- _Work to do_
Omit every picture, and retype the lines that run from the beginning of the data below through the line containing "import pandas as pd", inclusive.

- _Available data_
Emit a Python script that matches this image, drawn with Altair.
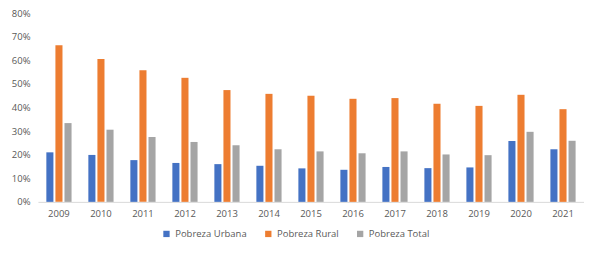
import altair as alt
import pandas as pd

years = ["2009", "2010", "2011", "2012", "2013", "2014", "2015", "2016", "2017", "2018", "2019", "2020", "2021"]
urbana = [0.210, 0.199, 0.177, 0.165, 0.160, 0.153, 0.142, 0.136, 0.148, 0.143, 0.146, 0.258, 0.223]
rural = [0.664, 0.606, 0.558, 0.526, 0.474, 0.458, 0.450, 0.437, 0.440, 0.416, 0.407, 0.454, 0.393]
total = [0.334, 0.306, 0.275, 0.254, 0.240, 0.223, 0.214, 0.206, 0.214, 0.201, 0.198, 0.297, 0.259]
series = ["Pobreza Urbana", "Pobreza Rural", "Pobreza Total"]
colors = ["#4472C4", "#ED7D31", "#A5A5A5"]

rows = []
for name, vals in zip(series, [urbana, rural, total]):
    for y, v in zip(years, vals):
        rows.append({"year": y, "serie": name, "value": v})
df = pd.DataFrame(rows)

font = "Open Sans"
txt = "#595959"

chart = alt.Chart(df).mark_bar().encode(
    x=alt.X("year:N", sort=years, title=None,
            scale=alt.Scale(paddingInner=0.4, paddingOuter=0.2),
            axis=alt.Axis(labelAngle=0, ticks=False, domainColor="#D9D9D9",
                          labelColor=txt, labelFont=font, labelFontSize=9.5,
                          labelPadding=7, grid=False)),
    xOffset=alt.XOffset("serie:N", sort=series, scale=alt.Scale(paddingInner=0.22)),
    y=alt.Y("value:Q", title=None,
            scale=alt.Scale(domain=[0, 0.8]),
            axis=alt.Axis(format=".0%", values=[i / 10 for i in range(9)], grid=False,
                          domain=False, ticks=False, labelColor=txt, labelFont=font,
                          labelFontSize=9.5, labelPadding=8, minExtent=30, maxExtent=30)),
    color=alt.Color("serie:N", sort=series, title=None,
                    scale=alt.Scale(domain=series, range=colors),
                    legend=alt.Legend(orient="none", direction="horizontal",
                                      legendX=124, legendY=216,
                                      symbolType="square", symbolSize=40,
                                      symbolStrokeWidth=0,
                                      labelColor=txt, labelFont=font, labelFontSize=9.5,
                                      columnPadding=16)),
).properties(width=547, height=189, padding=0).configure_view(stroke=None)

chart.save("out.html", embed_options={"renderer": "svg", "actions": False})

- _Worked answer_
Emit a Python script that matches this image, drawn with Altair.
import altair as alt
import pandas as pd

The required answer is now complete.